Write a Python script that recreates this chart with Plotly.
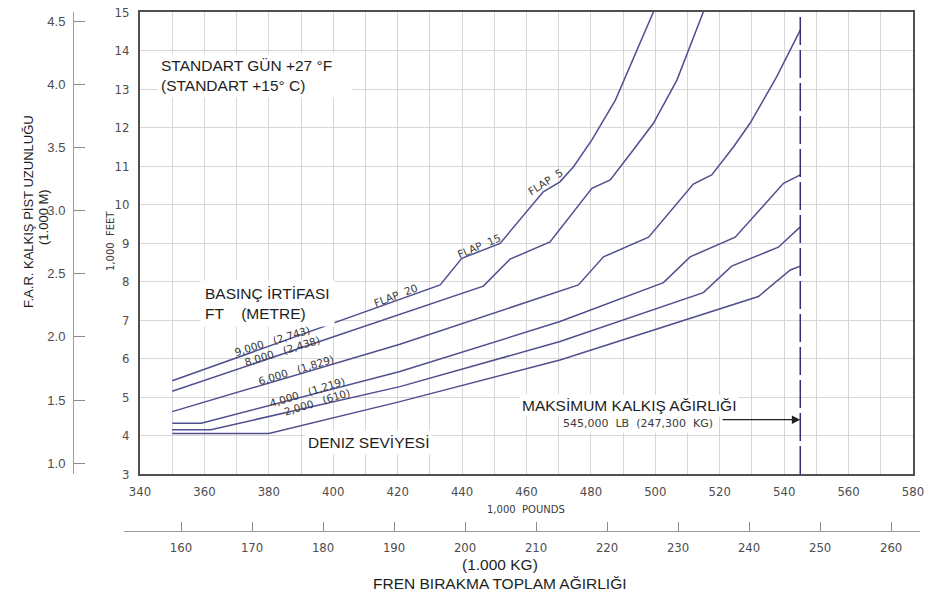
import plotly.graph_objects as go

# ---------------------------------------------------------------------------
# Takeoff field length chart, standard day +27 °F (+15 °C)
# Weights in 1,000 lb, field length in 1,000 ft
# ---------------------------------------------------------------------------

W_9000 = [350, 433.2, 439.9, 451.8, 465.2, 470.4, 474.6, 480.3, 487.6, 499.4]
L_9000 = [5.42, 7.91, 8.60, 8.99, 10.33, 10.59, 10.98, 11.68, 12.71, 15.0]

W_8000 = [350, 446.6, 454.9, 467.3, 480.3, 486.0, 493.2, 499.4, 506.7, 514.9]
L_8000 = [5.15, 7.88, 8.58, 9.03, 10.42, 10.64, 11.42, 12.11, 13.23, 15.0]

W_6000 = [350, 420.7, 476.1, 483.9, 497.9, 511.8, 517.5, 524.3, 529.4, 537.7, 545.0]
L_6000 = [4.62, 6.37, 7.91, 8.64, 9.15, 10.53, 10.77, 11.50, 12.11, 13.32, 14.53]

W_4000 = [350, 359, 420.7, 470.4, 502.5, 510.8, 524.8, 539.8, 545.0]
L_4000 = [4.32, 4.32, 5.66, 6.96, 7.97, 8.64, 9.15, 10.55, 10.77]

W_2000 = [350, 362, 420.7, 470.4, 514.9, 523.7, 538.2, 545.0]
L_2000 = [4.15, 4.15, 5.27, 6.44, 7.71, 8.40, 8.89, 9.42]

W_SL = [350, 380, 420.7, 470.4, 532.0, 541.9, 545.0]
L_SL = [4.05, 4.05, 4.88, 5.96, 7.61, 8.30, 8.40]

CURVES = [(W_9000, L_9000), (W_8000, L_8000), (W_6000, L_6000),
          (W_4000, L_4000), (W_2000, L_2000), (W_SL, L_SL)]

ALT_FT = ["9,000", "8,000", "6,000", "4,000", "2,000"]
ALT_M = ["2,743", "2,438", "1,829", "1,219", "610"]
FLAPS = ["FLAP  20", "FLAP  15", "FLAP  5"]

MAX_TOW_KLB = 545
MAX_TOW_KKG = 247.3

X_TICKS = list(range(340, 581, 20))
Y_TICKS = list(range(3, 16))
M_TICKS = [1.0, 1.5, 2.0, 2.5, 3.0, 3.5, 4.0, 4.5]
KG_TICKS = list(range(160, 261, 10))

X_RANGE = [340, 580]
Y_RANGE = [3, 15]
LB_PER_KG = 2.20462
FT_PER_M = 3.28084

# ---------------------------------------------------------------------------
# page geometry (pixels)
W, H = 926, 593
ML, MR, MT, MB = 73, 6, 12, 62
PW = W - ML - MR
PH = H - MT - MB
FRAME_L, FRAME_R, FRAME_B = 140, 913, 474
KG_LINE_L = 124


def px_x(px):
    return (px - ML) / PW


def px_y(py):
    return (H - MB - py) / PH


lb_per_px = (X_RANGE[1] - X_RANGE[0]) / (FRAME_R - FRAME_L)
kg_range = [(X_RANGE[0] - (FRAME_L - KG_LINE_L) * lb_per_px) / LB_PER_KG,
            (X_RANGE[1] + (W - MR - FRAME_R) * lb_per_px) / LB_PER_KG]

LINE = "#4f4f8f"
GRID = "#d6d6d6"
FRAME = "#505050"
TICK = "#4d4d4d"
TEXT = "#1e1e1e"
CAD = "#3a3a3a"
SANS = "Liberation Sans, Arial, sans-serif"
NARROW = "Liberation Sans Narrow, Arial Narrow, DejaVu Sans Condensed, sans-serif"
STROKE = "DejaVu Sans, sans-serif"
NB = "\u00a0"

fig = go.Figure()

for w, l in CURVES:
    fig.add_trace(go.Scatter(x=w, y=l, mode="lines",
                             line=dict(color=LINE, width=1.5),
                             hoverinfo="skip", showlegend=False))

# maximum takeoff weight limit
fig.add_trace(go.Scatter(x=[MAX_TOW_KLB, MAX_TOW_KLB], y=Y_RANGE, mode="lines",
                         line=dict(color="#2f2f7a", width=1.5, dash="28px,5px"),
                         hoverinfo="skip", showlegend=False))

# carriers for the metre and kilogram scales
fig.add_trace(go.Scatter(x=[None], y=[None], xaxis="x", yaxis="y2",
                         showlegend=False, hoverinfo="skip"))
fig.add_trace(go.Scatter(x=[None], y=[None], xaxis="x2", yaxis="y3",
                         showlegend=False, hoverinfo="skip"))

ann = []

# altitude labels along the curves
ALT_POS = [(380.9, 6.46), (384.0, 6.20), (388.4, 5.70), (392.0, 5.14), (394.9, 4.86)]
for (x, y), ft, m in zip(ALT_POS, ALT_FT, ALT_M):
    ann.append(dict(x=x, y=y, xref="x", yref="y", showarrow=False,
                    text=f"{ft}{NB * 3}({m})", textangle=-17,
                    font=dict(family=STROKE, size=10.5, color=CAD)))

FLAP_POS = [(419.6, 7.64, -21), (445.2, 8.93, -23), (465.8, 10.58, -33)]
for (x, y, a), t in zip(FLAP_POS, FLAPS):
    ann.append(dict(x=x, y=y, xref="x", yref="y", showarrow=False,
                    text=t.replace(" ", NB), textangle=a,
                    font=dict(family=STROKE, size=10.5, color=CAD)))

# boxed notes
ann.append(dict(x=345.3, y=13.36, xref="x", yref="y", xanchor="left", yanchor="middle",
                showarrow=False, align="left", width=188, bgcolor="white", borderpad=3,
                text="STANDART GÜN +27 °F<br>(STANDART +15° C)",
                font=dict(family=SANS, size=15.5, color=TEXT)))
ann.append(dict(x=358.6, y=7.44, xref="x", yref="y", xanchor="left", yanchor="middle",
                showarrow=False, align="left", bgcolor="white", borderpad=4,
                text=f"BASINÇ İRTİFASI<br>FT{NB * 4}(METRE)",
                font=dict(family=SANS, size=15.5, color=TEXT)))
ann.append(dict(x=410.8, y=3.83, xref="x", yref="y", showarrow=False,
                bgcolor="white", borderpad=3, text="DENIZ SEVİYESİ",
                font=dict(family=SANS, size=15.5, color=TEXT)))
ann.append(dict(x=491.8, y=4.79, xref="x", yref="y", showarrow=False,
                bgcolor="white", borderpad=2, text="MAKSİMUM KALKIŞ AĞIRLIĞI",
                font=dict(family=SANS, size=15.5, color=TEXT)))
ann.append(dict(x=494.6, y=4.32, xref="x", yref="y", showarrow=False,
                bgcolor="white", borderpad=2,
                text=(f"{MAX_TOW_KLB * 1000:,}{NB * 2}LB{NB * 2}"
                      f"({MAX_TOW_KKG * 1000:,.0f}{NB * 2}KG)"),
                font=dict(family=STROKE, size=11, color=CAD)))
ann.append(dict(x=MAX_TOW_KLB, y=4.41, ax=520.4, ay=4.41, xref="x", yref="y",
                axref="x", ayref="y", text="", showarrow=True, arrowhead=2,
                arrowsize=1.4, arrowwidth=1.2, arrowcolor="#222222", standoff=0))


# axis captions (paper-positioned, centred on the given point)
def caption(px, py, text, font, angle=0):
    ann.append(dict(x=px_x(px), y=px_y(py), xref="paper", yref="paper",
                    xanchor="center", yanchor="middle", showarrow=False,
                    text=text, textangle=angle, font=font))


caption(110, 241, f"1,000{NB * 2}FEET", dict(family=STROKE, size=10, color=CAD), -90)
caption(29, 212, "F.A.R. KALKIŞ PİST UZUNLUĞU", dict(family=SANS, size=13, color=TEXT), -90)
caption(43, 217, "(1.000 M)", dict(family=SANS, size=13, color=TEXT), -90)
caption(526, 509, f"1,000{NB * 2}POUNDS", dict(family=STROKE, size=10, color=CAD))
caption(500, 564, "(1.000 KG)", dict(family=SANS, size=15.5, color=TEXT))
caption(500, 583, "FREN BIRAKMA TOPLAM AĞIRLIĞI", dict(family=SANS, size=15.5, color=TEXT))

fig.update_layout(
    width=W, height=H, autosize=False,
    margin=dict(l=ML, r=MR, t=MT, b=MB, pad=0, autoexpand=False),
    paper_bgcolor="white", plot_bgcolor="white",
    showlegend=False,
    annotations=ann,
    xaxis=dict(domain=[px_x(FRAME_L), px_x(FRAME_R)], range=X_RANGE, anchor="y",
               automargin=False,
               tickvals=X_TICKS, ticks="", showline=True, mirror=True,
               linecolor=FRAME, linewidth=2, showgrid=True, gridcolor=GRID,
               gridwidth=1, zeroline=False, ticklabelstandoff=4,
               minor=dict(tick0=340, dtick=10, showgrid=True, gridcolor=GRID, gridwidth=1),
               tickfont=dict(family=NARROW, size=13, color=TICK)),
    yaxis=dict(domain=[px_y(FRAME_B), 1], range=Y_RANGE, anchor="x",
               automargin=False,
               tickvals=Y_TICKS, ticks="", showline=True, mirror=True,
               linecolor=FRAME, linewidth=2, showgrid=True, gridcolor=GRID,
               gridwidth=1, zeroline=False, ticklabelstandoff=6,
               tickfont=dict(family=NARROW, size=13, color=TICK)),
    yaxis2=dict(overlaying="y", anchor="free", position=0, side="left",
                automargin=False,
                range=[Y_RANGE[0] / FT_PER_M, Y_RANGE[1] / FT_PER_M],
                tickvals=M_TICKS, ticktext=[f"{v:.1f}" for v in M_TICKS],
                ticks="inside", ticklen=11, tickcolor="#8a8a8a", tickwidth=1,
                showline=True, linecolor="#9a9a9a", linewidth=1,
                showgrid=False, zeroline=False, ticklabelstandoff=5,
                tickfont=dict(family=SANS, size=13, color=TICK)),
    xaxis2=dict(domain=[px_x(KG_LINE_L), 1], anchor="free", position=0, side="bottom",
                automargin=False,
                range=kg_range, tickvals=KG_TICKS,
                ticks="inside", ticklen=9, tickcolor="#8a8a8a", tickwidth=1,
                showline=True, linecolor="#9a9a9a", linewidth=1,
                showgrid=False, zeroline=False, ticklabelstandoff=4,
                tickfont=dict(family=NARROW, size=13, color=TICK)),
    yaxis3=dict(domain=[0, 0.001], anchor="x2", visible=False, automargin=False),
)

fig.write_html("out.html")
__________________________________________________
Give back exactly the lines from the first line of the data through the line with "L_2000 = [4.15, 4.15, 5.27, 6.44, 7.71, 8.40, 8.89, 9.42]", pictures excluded.

Write a Python script that recreates this chart with Plotly.
import plotly.graph_objects as go

# ---------------------------------------------------------------------------
# Takeoff field length chart, standard day +27 °F (+15 °C)
# Weights in 1,000 lb, field length in 1,000 ft
# ---------------------------------------------------------------------------

W_9000 = [350, 433.2, 439.9, 451.8, 465.2, 470.4, 474.6, 480.3, 487.6, 499.4]
L_9000 = [5.42, 7.91, 8.60, 8.99, 10.33, 10.59, 10.98, 11.68, 12.71, 15.0]

W_8000 = [350, 446.6, 454.9, 467.3, 480.3, 486.0, 493.2, 499.4, 506.7, 514.9]
L_8000 = [5.15, 7.88, 8.58, 9.03, 10.42, 10.64, 11.42, 12.11, 13.23, 15.0]

W_6000 = [350, 420.7, 476.1, 483.9, 497.9, 511.8, 517.5, 524.3, 529.4, 537.7, 545.0]
L_6000 = [4.62, 6.37, 7.91, 8.64, 9.15, 10.53, 10.77, 11.50, 12.11, 13.32, 14.53]

W_4000 = [350, 359, 420.7, 470.4, 502.5, 510.8, 524.8, 539.8, 545.0]
L_4000 = [4.32, 4.32, 5.66, 6.96, 7.97, 8.64, 9.15, 10.55, 10.77]

W_2000 = [350, 362, 420.7, 470.4, 514.9, 523.7, 538.2, 545.0]
L_2000 = [4.15, 4.15, 5.27, 6.44, 7.71, 8.40, 8.89, 9.42]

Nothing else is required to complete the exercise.